More specifically - removing trend and seasonality might make a series stationary, but there is also the possibility that even after removing the trend and the seasonality, the series is still not stationary (for the variance is still no constant even after detrending and deseasonalising).
Bringing back the seasonality and the trend into the forecast after removing them also depends on what transformation you used to detrend and deseasonalize the signal in the first place.
If differencing was used to make the series stationary (the way it usually is in ARIMA models) then cumulative summing is how you reverse transform the data back to it's original shape. Note that when differencing is used, then the trend and seasonality are being removed implicitly not explicitly.
For example if your differencing order is one:
Original series:
$X_1,X_2,X_3...X_n$
Differenced series:
$Y_1 = X_1$
and for $n>1$
$Y_n = X_{n+1} - X_n$
Initial forecast series:
$\hat{Y}_1,\hat{Y}_2,....\hat{Y}_n$
Final (summed) forecast series:
$\hat{X}_1 = \hat{Y}_1$
For $n>1$
$\hat{X}_n = \hat{Y}_1+\hat{Y}_2+...+\hat{Y}_n$
Other approaches such as Facebook Prophet (GAM based) or STL() try to model the trend $T$, the seasonal component $S$ and the residuals $R$ individually and then add them back together.
In such cases, you try to explicitly model the trend $\hat{T}$, the seasonality $\hat{S}$, and the residuals $\hat{R}$ and then you simply add them back together:
$\hat{X}_n = \hat{T}_n +\hat{S}_n+\hat{R}_n$.
A note on the use of Neural Networks based on the discussion in the comments on the OP (Full disclosure: I am more of a practitioner of time series - I do demand forecasting for retail - than an academic).
From what I see, the idea of Neural Networks - especially LSTM - outperforming traditional methods like ARIMA and exponential smoothing seems to driven mainly by the current overall hype for using Neural Networks and Tensorflow to try to solve every single data science problem out there. Google (and Amazon with their DeepAR model) have been pushing for this since it brings more customers to their cloud platform.
The results in the academic literature seem to be more nuanced and mixed.

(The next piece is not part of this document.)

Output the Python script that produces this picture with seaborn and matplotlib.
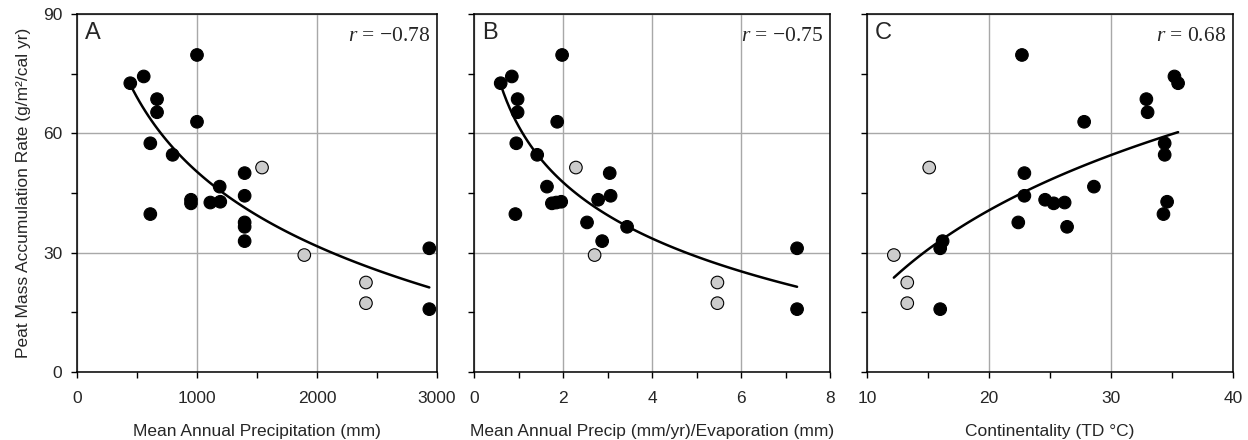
import matplotlib
matplotlib.use("Agg")
import matplotlib.pyplot as plt
from matplotlib.ticker import MultipleLocator
import numpy as np
import pandas as pd
import seaborn as sns

# ---- data ----
accum_rate = [79.7, 74.3, 72.6, 68.6, 65.3, 62.9, 57.5, 54.6, 51.4, 50.0, 46.6, 44.3,
              43.3, 42.4, 42.6, 42.8, 39.7, 37.6, 36.5, 32.9, 31.1, 29.4, 22.5, 17.3, 15.8]
precip_mm = [1000, 556, 444, 667, 667, 1000, 611, 797, 1542, 1397, 1189, 1397,
             950, 950, 1111, 1194, 611, 1397, 1397, 1397, 2936, 1894, 2408, 2408, 2936]
precip_evap = [1.98, 0.85, 0.60, 0.98, 0.98, 1.87, 0.95, 1.42, 2.29, 3.05, 1.64, 3.07,
               2.79, 1.75, 1.85, 1.96, 0.93, 2.54, 3.44, 2.88, 7.26, 2.71, 5.47, 5.47, 7.26]
continentality = [22.7, 35.2, 35.5, 32.9, 33.0, 27.8, 34.4, 34.4, 15.1, 22.9, 28.6, 22.9,
                  24.6, 25.3, 26.2, 34.6, 34.3, 22.4, 26.4, 16.2, 16.0, 12.2, 13.3, 13.3, 16.0]
site_group = ["black"] * 8 + ["gray"] + ["black"] * 12 + ["gray"] * 3 + ["black"]

panel_letters = ["A", "B", "C"]
r_labels = ["\u22120.78", "\u22120.75", "0.68"]
x_labels = ["Mean Annual Precipitation (mm)",
            "Mean Annual Precip (mm/yr)/Evaporation (mm)",
            "Continentality (TD \u00b0C)"]
y_label = "Peat Mass Accumulation Rate (g/m\u00b2/cal yr)"

df = pd.DataFrame({"rate": accum_rate, "precip": precip_mm, "pe": precip_evap,
                   "cont": continentality, "group": site_group})

sns.set_style("white")
plt.rcParams["font.family"] = ["Liberation Sans", "DejaVu Sans"]
plt.rcParams["mathtext.fontset"] = "custom"
plt.rcParams["mathtext.it"] = "Liberation Serif:italic"
plt.rcParams["mathtext.rm"] = "Liberation Serif"

fig = plt.figure(figsize=(12.48, 4.4), dpi=100)
W, H = 1248, 440
bottom = (H - 372) / H
height = 358 / H
boxes = [(77, 360), (474, 356), (867, 366)]
xcols = ["precip", "pe", "cont"]
xlims = [(0, 3000), (0, 8), (10, 40)]
xmaj = [1000, 2, 10]
xmin = [500, 1, 5]

for i in range(3):
    left, width = boxes[i]
    ax = fig.add_axes([left / W, bottom, width / W, height])
    ax.grid(True, which="major", color="#a8a8a8", linewidth=1.0, zorder=0)
    ax.set_axisbelow(True)
    sns.scatterplot(data=df, x=xcols[i], y="rate", hue="group",
                    palette={"black": "black", "gray": "#cccccc"},
                    edgecolor="black", linewidth=0.8, s=82, legend=False,
                    ax=ax, zorder=3)
    sns.regplot(data=df, x=xcols[i], y="rate", logx=True, ci=None, scatter=False,
                truncate=True, color="black", line_kws={"linewidth": 1.8, "zorder": 4},
                ax=ax)
    ax.set_xlim(*xlims[i])
    ax.set_ylim(0, 90)
    ax.xaxis.set_major_locator(MultipleLocator(xmaj[i]))
    ax.xaxis.set_minor_locator(MultipleLocator(xmin[i]))
    ax.yaxis.set_major_locator(MultipleLocator(30))
    ax.yaxis.set_minor_locator(MultipleLocator(15))
    ax.tick_params(which="both", direction="out", length=4.5, width=1.0,
                   color="black", labelsize=12.5, bottom=True, left=True,
                   top=False, right=False)
    ax.tick_params(axis="x", pad=9)
    ax.tick_params(axis="y", pad=6)
    for sp in ax.spines.values():
        sp.set_color("black")
        sp.set_linewidth(1.1)
    ax.set_xlabel(x_labels[i], fontsize=12.5, labelpad=13)
    if i == 0:
        ax.set_ylabel(y_label, fontsize=12.5, labelpad=9)
    else:
        ax.set_ylabel("")
        ax.set_yticklabels([])
    ax.text(0.022, 0.977, panel_letters[i], transform=ax.transAxes,
            fontsize=17, ha="left", va="top")
    ax.text(0.98, 0.965, r"$r$ = " + r_labels[i], transform=ax.transAxes,
            fontsize=15.5, ha="right", va="top", family="Liberation Serif")

fig.savefig("out.png", dpi=100)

In theory, for an LSTM to perform better than Triple Exponential Smoothing, Seasonal ARIMA or TBATS, means that your time series has to have highly complex non linear patterns beyond the seasonal and trend components. In practice, I've found such time series to be rare, and anything that can be modeled by an LSTM can also be modeled by a simpler statistical model with considerably less computational cost and the additional benefit of being easier to interpret.